**Challenge**:
The lines to extract run from the start of the records through the line with "const yTickValues = [6, 4, 2, 0, -2, -4];", both ends included; drop the pictures.

[Begin]

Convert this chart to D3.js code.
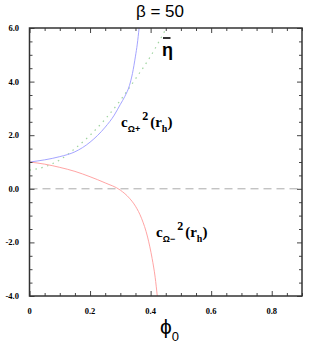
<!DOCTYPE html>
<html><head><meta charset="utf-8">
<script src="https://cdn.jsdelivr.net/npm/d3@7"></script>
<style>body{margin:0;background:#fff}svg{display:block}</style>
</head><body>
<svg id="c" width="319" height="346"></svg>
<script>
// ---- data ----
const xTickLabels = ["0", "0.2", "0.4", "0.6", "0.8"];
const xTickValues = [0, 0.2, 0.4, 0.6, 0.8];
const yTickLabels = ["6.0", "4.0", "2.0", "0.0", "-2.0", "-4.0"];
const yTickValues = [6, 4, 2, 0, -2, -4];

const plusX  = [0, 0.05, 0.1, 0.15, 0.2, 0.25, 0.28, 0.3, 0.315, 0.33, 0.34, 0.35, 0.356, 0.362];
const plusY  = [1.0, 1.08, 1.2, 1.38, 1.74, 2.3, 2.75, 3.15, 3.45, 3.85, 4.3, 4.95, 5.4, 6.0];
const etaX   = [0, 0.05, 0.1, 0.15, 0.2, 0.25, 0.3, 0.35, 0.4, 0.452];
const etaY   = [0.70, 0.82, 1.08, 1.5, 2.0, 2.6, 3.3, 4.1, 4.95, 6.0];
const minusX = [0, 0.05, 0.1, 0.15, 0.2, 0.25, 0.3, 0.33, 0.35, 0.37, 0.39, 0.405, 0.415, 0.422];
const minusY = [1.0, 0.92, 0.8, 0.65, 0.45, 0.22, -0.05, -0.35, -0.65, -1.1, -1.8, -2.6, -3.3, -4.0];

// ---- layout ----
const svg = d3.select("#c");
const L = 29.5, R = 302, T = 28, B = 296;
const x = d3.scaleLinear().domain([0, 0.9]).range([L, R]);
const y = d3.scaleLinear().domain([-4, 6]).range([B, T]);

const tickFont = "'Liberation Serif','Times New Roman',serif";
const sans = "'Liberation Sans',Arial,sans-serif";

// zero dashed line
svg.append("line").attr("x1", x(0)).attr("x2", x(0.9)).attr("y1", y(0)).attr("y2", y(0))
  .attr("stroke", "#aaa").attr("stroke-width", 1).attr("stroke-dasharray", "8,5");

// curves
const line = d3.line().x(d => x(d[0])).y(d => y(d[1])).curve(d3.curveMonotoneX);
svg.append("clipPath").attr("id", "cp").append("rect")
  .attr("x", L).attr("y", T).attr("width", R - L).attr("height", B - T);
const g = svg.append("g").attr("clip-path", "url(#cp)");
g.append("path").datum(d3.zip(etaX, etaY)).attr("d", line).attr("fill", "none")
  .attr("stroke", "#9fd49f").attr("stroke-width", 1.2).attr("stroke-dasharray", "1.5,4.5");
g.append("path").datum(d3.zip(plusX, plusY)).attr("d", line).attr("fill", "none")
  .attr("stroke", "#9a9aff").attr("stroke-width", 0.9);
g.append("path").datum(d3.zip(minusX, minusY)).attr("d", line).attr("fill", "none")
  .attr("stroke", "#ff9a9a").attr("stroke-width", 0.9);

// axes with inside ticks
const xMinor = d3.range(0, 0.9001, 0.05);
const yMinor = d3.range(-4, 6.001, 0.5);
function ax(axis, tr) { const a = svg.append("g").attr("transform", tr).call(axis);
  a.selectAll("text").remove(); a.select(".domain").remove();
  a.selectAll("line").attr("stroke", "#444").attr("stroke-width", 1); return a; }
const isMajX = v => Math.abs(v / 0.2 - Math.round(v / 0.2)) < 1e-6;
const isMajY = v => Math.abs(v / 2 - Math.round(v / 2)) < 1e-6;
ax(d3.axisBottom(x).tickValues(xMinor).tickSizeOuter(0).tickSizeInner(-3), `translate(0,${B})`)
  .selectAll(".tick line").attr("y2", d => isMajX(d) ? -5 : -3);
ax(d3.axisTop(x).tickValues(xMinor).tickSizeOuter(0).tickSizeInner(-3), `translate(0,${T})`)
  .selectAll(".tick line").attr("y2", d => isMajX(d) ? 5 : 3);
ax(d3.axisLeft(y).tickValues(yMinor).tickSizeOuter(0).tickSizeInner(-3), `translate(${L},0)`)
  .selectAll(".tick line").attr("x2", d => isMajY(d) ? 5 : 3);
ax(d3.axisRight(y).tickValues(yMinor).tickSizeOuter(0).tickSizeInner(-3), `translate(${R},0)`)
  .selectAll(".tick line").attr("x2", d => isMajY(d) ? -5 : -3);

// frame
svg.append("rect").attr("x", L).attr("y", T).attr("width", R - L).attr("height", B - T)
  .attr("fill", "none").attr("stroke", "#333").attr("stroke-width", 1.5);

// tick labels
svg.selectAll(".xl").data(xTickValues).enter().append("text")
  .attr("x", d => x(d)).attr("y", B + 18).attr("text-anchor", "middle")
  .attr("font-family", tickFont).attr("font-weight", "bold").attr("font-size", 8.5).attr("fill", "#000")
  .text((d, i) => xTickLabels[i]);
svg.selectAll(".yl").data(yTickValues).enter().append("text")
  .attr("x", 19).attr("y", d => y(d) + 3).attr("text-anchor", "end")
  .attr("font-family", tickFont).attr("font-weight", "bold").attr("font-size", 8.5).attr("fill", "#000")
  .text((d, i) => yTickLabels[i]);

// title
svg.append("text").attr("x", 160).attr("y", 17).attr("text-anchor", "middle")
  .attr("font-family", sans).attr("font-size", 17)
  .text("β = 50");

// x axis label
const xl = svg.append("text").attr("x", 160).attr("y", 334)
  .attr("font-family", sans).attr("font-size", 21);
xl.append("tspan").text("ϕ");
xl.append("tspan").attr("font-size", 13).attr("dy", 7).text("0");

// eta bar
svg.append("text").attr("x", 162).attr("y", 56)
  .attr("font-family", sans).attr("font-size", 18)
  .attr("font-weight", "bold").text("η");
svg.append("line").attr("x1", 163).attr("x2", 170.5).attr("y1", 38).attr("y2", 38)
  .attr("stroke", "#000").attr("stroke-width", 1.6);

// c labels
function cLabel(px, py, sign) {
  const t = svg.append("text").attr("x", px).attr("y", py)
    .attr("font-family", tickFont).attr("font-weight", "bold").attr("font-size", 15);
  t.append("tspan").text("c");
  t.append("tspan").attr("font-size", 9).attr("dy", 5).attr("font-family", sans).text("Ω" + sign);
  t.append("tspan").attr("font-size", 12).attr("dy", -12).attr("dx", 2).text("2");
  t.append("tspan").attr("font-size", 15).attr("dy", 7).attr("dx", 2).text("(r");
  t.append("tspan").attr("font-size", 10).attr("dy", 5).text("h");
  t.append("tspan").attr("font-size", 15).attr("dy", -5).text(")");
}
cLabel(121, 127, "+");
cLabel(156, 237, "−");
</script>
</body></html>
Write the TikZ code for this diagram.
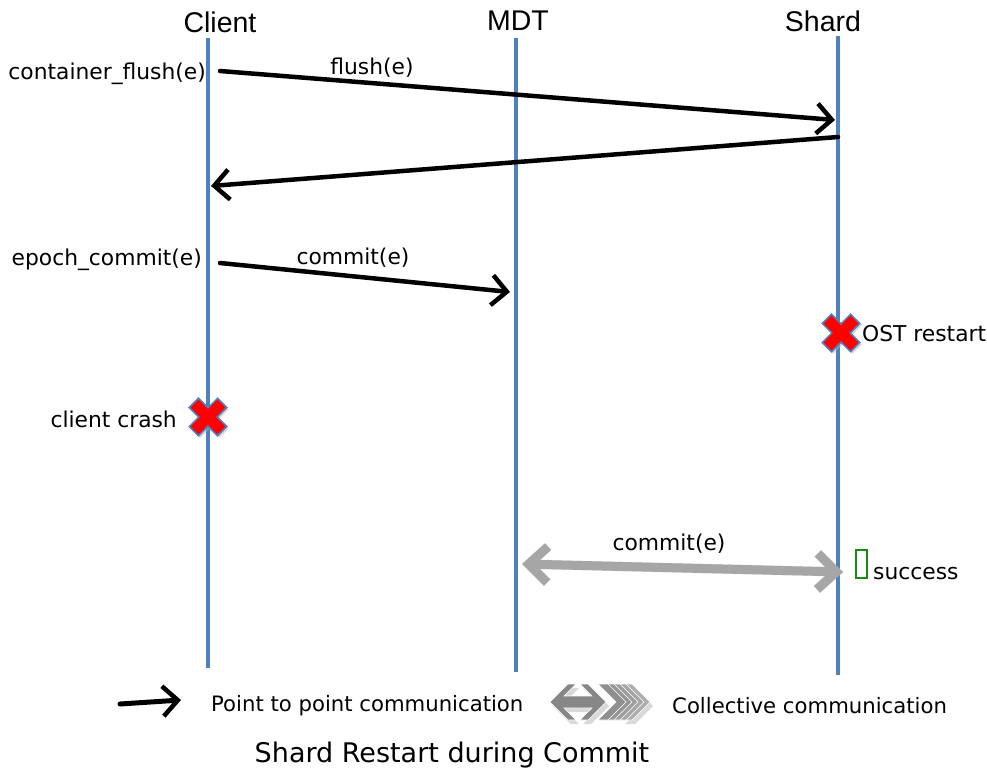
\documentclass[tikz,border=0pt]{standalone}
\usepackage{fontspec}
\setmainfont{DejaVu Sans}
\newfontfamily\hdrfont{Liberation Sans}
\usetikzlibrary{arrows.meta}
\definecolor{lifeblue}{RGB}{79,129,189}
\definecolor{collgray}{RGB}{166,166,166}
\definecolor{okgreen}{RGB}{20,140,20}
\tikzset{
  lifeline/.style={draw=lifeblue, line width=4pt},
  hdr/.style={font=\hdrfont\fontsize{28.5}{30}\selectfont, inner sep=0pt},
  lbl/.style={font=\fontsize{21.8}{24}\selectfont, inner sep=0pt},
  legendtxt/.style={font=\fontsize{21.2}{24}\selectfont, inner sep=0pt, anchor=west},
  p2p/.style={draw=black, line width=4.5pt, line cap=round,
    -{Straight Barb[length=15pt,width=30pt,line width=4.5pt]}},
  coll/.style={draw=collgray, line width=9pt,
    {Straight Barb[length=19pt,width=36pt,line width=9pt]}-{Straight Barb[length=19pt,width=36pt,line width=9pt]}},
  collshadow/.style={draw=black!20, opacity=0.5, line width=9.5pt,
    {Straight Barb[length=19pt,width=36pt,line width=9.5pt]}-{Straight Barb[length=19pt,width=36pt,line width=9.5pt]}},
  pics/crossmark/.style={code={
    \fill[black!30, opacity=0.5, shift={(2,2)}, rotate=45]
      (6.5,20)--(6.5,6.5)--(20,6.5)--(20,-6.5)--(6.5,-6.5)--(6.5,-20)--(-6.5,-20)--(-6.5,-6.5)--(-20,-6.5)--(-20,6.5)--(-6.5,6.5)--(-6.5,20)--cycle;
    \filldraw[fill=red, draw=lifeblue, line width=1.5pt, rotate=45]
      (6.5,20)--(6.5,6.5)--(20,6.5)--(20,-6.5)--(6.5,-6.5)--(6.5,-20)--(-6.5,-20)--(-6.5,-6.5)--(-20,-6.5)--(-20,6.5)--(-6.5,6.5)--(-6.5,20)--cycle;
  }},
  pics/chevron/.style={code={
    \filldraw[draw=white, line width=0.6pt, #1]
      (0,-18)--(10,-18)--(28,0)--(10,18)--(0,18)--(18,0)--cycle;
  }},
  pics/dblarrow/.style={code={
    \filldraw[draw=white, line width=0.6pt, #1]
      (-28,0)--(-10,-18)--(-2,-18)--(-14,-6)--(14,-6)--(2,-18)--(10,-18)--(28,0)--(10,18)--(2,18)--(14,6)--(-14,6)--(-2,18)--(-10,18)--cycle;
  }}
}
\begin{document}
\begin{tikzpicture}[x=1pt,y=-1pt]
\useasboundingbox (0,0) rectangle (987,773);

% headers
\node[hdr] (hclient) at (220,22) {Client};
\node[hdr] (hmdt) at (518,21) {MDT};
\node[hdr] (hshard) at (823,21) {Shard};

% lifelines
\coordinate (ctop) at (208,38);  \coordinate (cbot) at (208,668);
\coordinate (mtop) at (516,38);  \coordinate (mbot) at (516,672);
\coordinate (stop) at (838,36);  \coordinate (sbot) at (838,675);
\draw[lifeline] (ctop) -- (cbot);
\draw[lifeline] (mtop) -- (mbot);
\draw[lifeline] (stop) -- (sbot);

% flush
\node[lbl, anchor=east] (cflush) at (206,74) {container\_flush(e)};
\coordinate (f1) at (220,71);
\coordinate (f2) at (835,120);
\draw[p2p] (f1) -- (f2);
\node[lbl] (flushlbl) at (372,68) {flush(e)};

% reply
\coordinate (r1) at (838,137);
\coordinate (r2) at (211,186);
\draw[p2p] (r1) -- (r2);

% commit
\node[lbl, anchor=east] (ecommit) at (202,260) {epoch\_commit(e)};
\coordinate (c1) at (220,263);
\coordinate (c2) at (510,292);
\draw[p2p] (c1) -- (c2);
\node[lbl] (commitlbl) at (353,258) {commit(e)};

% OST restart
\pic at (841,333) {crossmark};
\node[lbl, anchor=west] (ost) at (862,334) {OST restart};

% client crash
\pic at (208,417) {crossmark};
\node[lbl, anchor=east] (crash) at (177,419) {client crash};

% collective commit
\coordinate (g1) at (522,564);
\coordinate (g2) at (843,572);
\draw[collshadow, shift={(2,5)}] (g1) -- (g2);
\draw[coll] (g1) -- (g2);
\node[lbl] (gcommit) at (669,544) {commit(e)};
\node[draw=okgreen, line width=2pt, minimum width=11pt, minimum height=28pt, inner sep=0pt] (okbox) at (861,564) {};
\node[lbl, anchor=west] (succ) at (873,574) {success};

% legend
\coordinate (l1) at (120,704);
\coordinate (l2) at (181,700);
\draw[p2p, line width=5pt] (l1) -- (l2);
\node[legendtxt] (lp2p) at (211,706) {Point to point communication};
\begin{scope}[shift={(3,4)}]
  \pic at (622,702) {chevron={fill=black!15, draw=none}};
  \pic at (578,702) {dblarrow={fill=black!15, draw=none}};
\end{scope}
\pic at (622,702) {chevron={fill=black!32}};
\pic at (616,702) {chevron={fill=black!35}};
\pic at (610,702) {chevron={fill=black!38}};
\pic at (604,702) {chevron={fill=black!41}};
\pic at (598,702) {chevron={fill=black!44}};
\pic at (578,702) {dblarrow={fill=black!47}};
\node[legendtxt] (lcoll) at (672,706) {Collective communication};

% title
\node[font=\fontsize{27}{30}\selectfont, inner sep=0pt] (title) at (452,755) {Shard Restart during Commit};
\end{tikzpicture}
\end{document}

[End]

**Exercise solution**:
Convert this chart to D3.js code.
<!DOCTYPE html>
<html><head><meta charset="utf-8">
<script src="https://cdn.jsdelivr.net/npm/d3@7"></script>
<style>body{margin:0;background:#fff}svg{display:block}</style>
</head><body>
<svg id="c" width="319" height="346"></svg>
<script>
// ---- data ----
const xTickLabels = ["0", "0.2", "0.4", "0.6", "0.8"];
const xTickValues = [0, 0.2, 0.4, 0.6, 0.8];
const yTickLabels = ["6.0", "4.0", "2.0", "0.0", "-2.0", "-4.0"];
const yTickValues = [6, 4, 2, 0, -2, -4];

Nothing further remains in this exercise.